## Problem to solve
In this exercise, return the whole listing exactly, excluding any images.

## Stored data
-- Begin --
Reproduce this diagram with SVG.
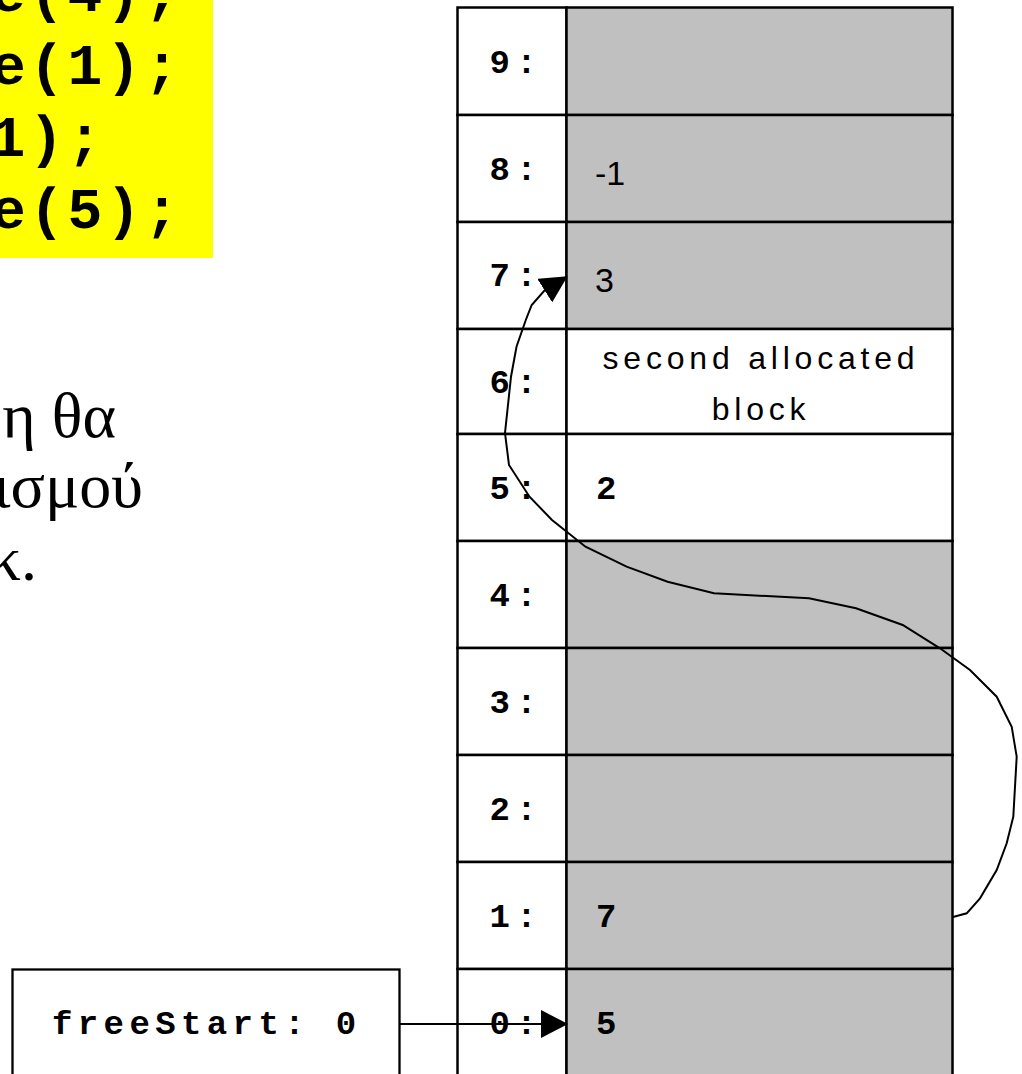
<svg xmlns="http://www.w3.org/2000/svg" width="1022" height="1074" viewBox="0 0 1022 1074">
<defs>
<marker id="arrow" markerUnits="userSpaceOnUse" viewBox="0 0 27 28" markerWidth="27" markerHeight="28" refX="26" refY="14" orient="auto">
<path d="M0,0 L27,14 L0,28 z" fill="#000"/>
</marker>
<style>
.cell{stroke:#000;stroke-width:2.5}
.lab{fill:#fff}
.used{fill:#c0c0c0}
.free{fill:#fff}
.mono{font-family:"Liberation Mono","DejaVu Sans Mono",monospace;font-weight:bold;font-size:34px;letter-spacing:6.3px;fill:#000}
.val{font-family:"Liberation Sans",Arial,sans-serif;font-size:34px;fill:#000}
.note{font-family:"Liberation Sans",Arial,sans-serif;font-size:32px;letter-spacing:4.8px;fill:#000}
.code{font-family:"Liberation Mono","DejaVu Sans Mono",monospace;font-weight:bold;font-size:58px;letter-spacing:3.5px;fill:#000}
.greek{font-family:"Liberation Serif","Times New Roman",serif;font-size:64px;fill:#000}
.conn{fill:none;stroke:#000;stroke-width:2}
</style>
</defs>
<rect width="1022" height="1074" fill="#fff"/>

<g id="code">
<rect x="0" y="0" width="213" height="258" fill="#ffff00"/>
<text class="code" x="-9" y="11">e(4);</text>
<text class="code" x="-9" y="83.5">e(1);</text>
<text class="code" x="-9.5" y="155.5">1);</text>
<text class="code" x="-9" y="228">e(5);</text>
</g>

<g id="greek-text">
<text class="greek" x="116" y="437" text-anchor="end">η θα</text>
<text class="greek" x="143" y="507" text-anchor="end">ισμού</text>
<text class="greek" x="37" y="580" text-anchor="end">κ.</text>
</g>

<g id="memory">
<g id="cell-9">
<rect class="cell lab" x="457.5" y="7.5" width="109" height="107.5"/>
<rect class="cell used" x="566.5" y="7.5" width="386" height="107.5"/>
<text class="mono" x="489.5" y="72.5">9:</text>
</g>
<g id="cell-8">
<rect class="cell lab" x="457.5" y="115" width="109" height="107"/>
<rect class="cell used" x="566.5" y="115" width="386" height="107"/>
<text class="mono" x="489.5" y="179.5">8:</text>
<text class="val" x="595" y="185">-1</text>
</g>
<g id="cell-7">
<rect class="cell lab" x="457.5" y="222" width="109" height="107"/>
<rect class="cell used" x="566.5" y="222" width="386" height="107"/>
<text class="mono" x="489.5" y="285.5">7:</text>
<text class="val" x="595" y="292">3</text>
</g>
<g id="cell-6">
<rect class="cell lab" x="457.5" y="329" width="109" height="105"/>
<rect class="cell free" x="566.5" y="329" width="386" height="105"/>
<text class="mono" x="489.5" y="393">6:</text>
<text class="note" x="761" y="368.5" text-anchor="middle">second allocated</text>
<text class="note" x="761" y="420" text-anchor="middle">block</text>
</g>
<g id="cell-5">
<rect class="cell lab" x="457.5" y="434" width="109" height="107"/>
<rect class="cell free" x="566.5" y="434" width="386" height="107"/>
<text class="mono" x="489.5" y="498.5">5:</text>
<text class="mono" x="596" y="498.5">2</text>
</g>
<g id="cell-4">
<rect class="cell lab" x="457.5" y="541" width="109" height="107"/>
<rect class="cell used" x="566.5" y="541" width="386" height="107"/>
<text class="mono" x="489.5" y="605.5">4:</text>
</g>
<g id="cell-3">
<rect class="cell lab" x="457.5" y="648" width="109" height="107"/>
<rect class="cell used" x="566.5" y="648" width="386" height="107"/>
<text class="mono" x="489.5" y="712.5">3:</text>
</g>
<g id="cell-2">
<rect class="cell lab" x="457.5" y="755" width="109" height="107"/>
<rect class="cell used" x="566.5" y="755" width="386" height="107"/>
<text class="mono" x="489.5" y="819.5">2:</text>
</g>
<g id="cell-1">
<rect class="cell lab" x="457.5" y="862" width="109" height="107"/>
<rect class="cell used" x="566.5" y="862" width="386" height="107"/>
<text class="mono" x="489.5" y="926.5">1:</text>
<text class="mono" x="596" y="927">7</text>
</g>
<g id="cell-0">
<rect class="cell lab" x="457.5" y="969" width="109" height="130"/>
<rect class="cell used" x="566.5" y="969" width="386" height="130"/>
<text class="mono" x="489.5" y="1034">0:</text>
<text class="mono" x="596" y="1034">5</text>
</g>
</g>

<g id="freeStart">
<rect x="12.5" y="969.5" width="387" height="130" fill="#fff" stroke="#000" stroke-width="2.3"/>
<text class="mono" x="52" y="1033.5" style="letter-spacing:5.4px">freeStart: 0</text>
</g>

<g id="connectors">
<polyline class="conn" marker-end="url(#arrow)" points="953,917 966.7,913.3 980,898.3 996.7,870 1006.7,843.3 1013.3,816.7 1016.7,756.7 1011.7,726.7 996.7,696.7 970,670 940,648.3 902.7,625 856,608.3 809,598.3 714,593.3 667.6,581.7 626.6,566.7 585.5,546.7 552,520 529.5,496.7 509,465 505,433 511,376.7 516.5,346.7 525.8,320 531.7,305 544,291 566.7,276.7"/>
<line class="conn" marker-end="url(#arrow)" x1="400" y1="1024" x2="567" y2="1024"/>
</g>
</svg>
-- End --
## Task solution
Reproduce this diagram with SVG.
<svg xmlns="http://www.w3.org/2000/svg" width="1022" height="1074" viewBox="0 0 1022 1074">
<defs>
<marker id="arrow" markerUnits="userSpaceOnUse" viewBox="0 0 27 28" markerWidth="27" markerHeight="28" refX="26" refY="14" orient="auto">
<path d="M0,0 L27,14 L0,28 z" fill="#000"/>
</marker>
<style>
.cell{stroke:#000;stroke-width:2.5}
.lab{fill:#fff}
.used{fill:#c0c0c0}
.free{fill:#fff}
.mono{font-family:"Liberation Mono","DejaVu Sans Mono",monospace;font-weight:bold;font-size:34px;letter-spacing:6.3px;fill:#000}
.val{font-family:"Liberation Sans",Arial,sans-serif;font-size:34px;fill:#000}
.note{font-family:"Liberation Sans",Arial,sans-serif;font-size:32px;letter-spacing:4.8px;fill:#000}
.code{font-family:"Liberation Mono","DejaVu Sans Mono",monospace;font-weight:bold;font-size:58px;letter-spacing:3.5px;fill:#000}
.greek{font-family:"Liberation Serif","Times New Roman",serif;font-size:64px;fill:#000}
.conn{fill:none;stroke:#000;stroke-width:2}
</style>
</defs>
<rect width="1022" height="1074" fill="#fff"/>

<g id="code">
<rect x="0" y="0" width="213" height="258" fill="#ffff00"/>
<text class="code" x="-9" y="11">e(4);</text>
<text class="code" x="-9" y="83.5">e(1);</text>
<text class="code" x="-9.5" y="155.5">1);</text>
<text class="code" x="-9" y="228">e(5);</text>
</g>

<g id="greek-text">
<text class="greek" x="116" y="437" text-anchor="end">η θα</text>
<text class="greek" x="143" y="507" text-anchor="end">ισμού</text>
<text class="greek" x="37" y="580" text-anchor="end">κ.</text>
</g>

<g id="memory">
<g id="cell-9">
<rect class="cell lab" x="457.5" y="7.5" width="109" height="107.5"/>
<rect class="cell used" x="566.5" y="7.5" width="386" height="107.5"/>
<text class="mono" x="489.5" y="72.5">9:</text>
</g>
<g id="cell-8">
<rect class="cell lab" x="457.5" y="115" width="109" height="107"/>
<rect class="cell used" x="566.5" y="115" width="386" height="107"/>
<text class="mono" x="489.5" y="179.5">8:</text>
<text class="val" x="595" y="185">-1</text>
</g>
<g id="cell-7">
<rect class="cell lab" x="457.5" y="222" width="109" height="107"/>
<rect class="cell used" x="566.5" y="222" width="386" height="107"/>
<text class="mono" x="489.5" y="285.5">7:</text>
<text class="val" x="595" y="292">3</text>
</g>
<g id="cell-6">
<rect class="cell lab" x="457.5" y="329" width="109" height="105"/>
<rect class="cell free" x="566.5" y="329" width="386" height="105"/>
<text class="mono" x="489.5" y="393">6:</text>
<text class="note" x="761" y="368.5" text-anchor="middle">second allocated</text>
<text class="note" x="761" y="420" text-anchor="middle">block</text>
</g>
<g id="cell-5">
<rect class="cell lab" x="457.5" y="434" width="109" height="107"/>
<rect class="cell free" x="566.5" y="434" width="386" height="107"/>
<text class="mono" x="489.5" y="498.5">5:</text>
<text class="mono" x="596" y="498.5">2</text>
</g>
<g id="cell-4">
<rect class="cell lab" x="457.5" y="541" width="109" height="107"/>
<rect class="cell used" x="566.5" y="541" width="386" height="107"/>
<text class="mono" x="489.5" y="605.5">4:</text>
</g>
<g id="cell-3">
<rect class="cell lab" x="457.5" y="648" width="109" height="107"/>
<rect class="cell used" x="566.5" y="648" width="386" height="107"/>
<text class="mono" x="489.5" y="712.5">3:</text>
</g>
<g id="cell-2">
<rect class="cell lab" x="457.5" y="755" width="109" height="107"/>
<rect class="cell used" x="566.5" y="755" width="386" height="107"/>
<text class="mono" x="489.5" y="819.5">2:</text>
</g>
<g id="cell-1">
<rect class="cell lab" x="457.5" y="862" width="109" height="107"/>
<rect class="cell used" x="566.5" y="862" width="386" height="107"/>
<text class="mono" x="489.5" y="926.5">1:</text>
<text class="mono" x="596" y="927">7</text>
</g>
<g id="cell-0">
<rect class="cell lab" x="457.5" y="969" width="109" height="130"/>
<rect class="cell used" x="566.5" y="969" width="386" height="130"/>
<text class="mono" x="489.5" y="1034">0:</text>
<text class="mono" x="596" y="1034">5</text>
</g>
</g>

<g id="freeStart">
<rect x="12.5" y="969.5" width="387" height="130" fill="#fff" stroke="#000" stroke-width="2.3"/>
<text class="mono" x="52" y="1033.5" style="letter-spacing:5.4px">freeStart: 0</text>
</g>

<g id="connectors">
<polyline class="conn" marker-end="url(#arrow)" points="953,917 966.7,913.3 980,898.3 996.7,870 1006.7,843.3 1013.3,816.7 1016.7,756.7 1011.7,726.7 996.7,696.7 970,670 940,648.3 902.7,625 856,608.3 809,598.3 714,593.3 667.6,581.7 626.6,566.7 585.5,546.7 552,520 529.5,496.7 509,465 505,433 511,376.7 516.5,346.7 525.8,320 531.7,305 544,291 566.7,276.7"/>
<line class="conn" marker-end="url(#arrow)" x1="400" y1="1024" x2="567" y2="1024"/>
</g>
</svg>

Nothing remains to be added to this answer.